More doom from the UN

Such a policy would be of more use to the planet and the UN which has just issued another doom-laden outlook for global warming. A draft report from the UN’s Intergovernmental Panel on Climate Change (IPCC) reiterates the risk of flooding, dangerous heat waves, ill-health and violent conflicts if temperatures exceed 2C above pre-industrial levels.

The document has just been negotiated at another climate-fest in Copenhagen for a climate summit in Paris in December 2015. But few expect a legally binding deal there. The fizz has gone out of the climate change movement under a variety of influences – global recession, cost, scientific chicanery leading to a loss of credibility and measurement of what is actually happening around the globe.

This loss of fizz may may not help nuclear. Other circumstances should.

Security of long-term affordable low carbon power is manifestly the top priority if Britain really has the fourth most secure electrical supplies in the world.

Progress on radiation dose limits

It really does look as if our distinguished member, Professor Wade Allison, of Oxford, is getting somewhere with his campaign for more realistic radiation levels and therefore lower nuclear operating costs. The International Nuclear Energy Academy has just issued a well-written case against the linear no- threshold (LNT) model.

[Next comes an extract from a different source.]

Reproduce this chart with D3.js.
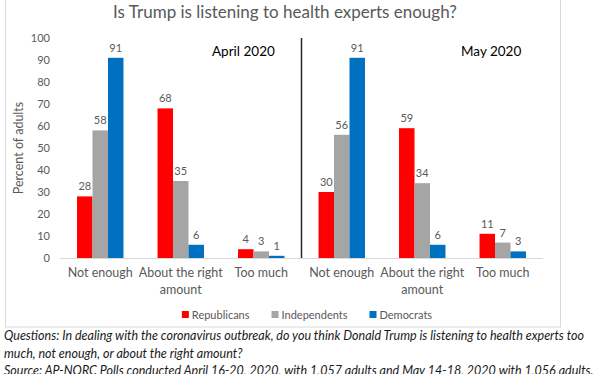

It says that nuclear energy offers a proven, safe and environmentally friendly means for generating electricity at reasonable cost with minimal emission of greenhouse gases. Other uses of nuclear science and technology in industry and medicine also provide important benefits to society.

For low doses of radiation there is abundant evidence that conflicts with the LNT model, including data from studies of atomic bomb survivors. Even after the worst nuclear plant accidents no member of the public and very few workers have been exposed to anything remotely approaching the radiological conditions of an atomic bomb explosion. For the most highly exposed members of the public, total doses have been comparatively low and spread over prolonged periods of time, which is known to reduce risks, even from high doses. Public exposures have mainly been within the range of naturally occurring radiation.

Incidences of cancer and genetic damage are not elevated by high levels of naturally occurring radiation and health benefits instead of risks occur at low levels of exposure. In fact, people go to Ramsar, a spar resort in Iran for the good of their health. Its background radiation is up to 100 times the global average. For all these reasons, it says, a new model should replace LNT using thresholds below which risks are considered to be zero: 100mSv for acute single doses to adults; 20mSv for acute single doses to embryos, foetuses and infants; and 200mSva year for continuous chronic exposures.

OBITUARY

We regret to record the death of two stalwart members – on October 1, aged 94, Sir Maurice Hodgson FREng., chairman of ICI from 1979-82; and David Erskine, on October 14, aged 90, who joined the UK Atomic Energy Authority in 1959 and worked first on Calder Hall, the first nuclear power station, and then at the Admiralty’s reactor test establishment at Dounreay.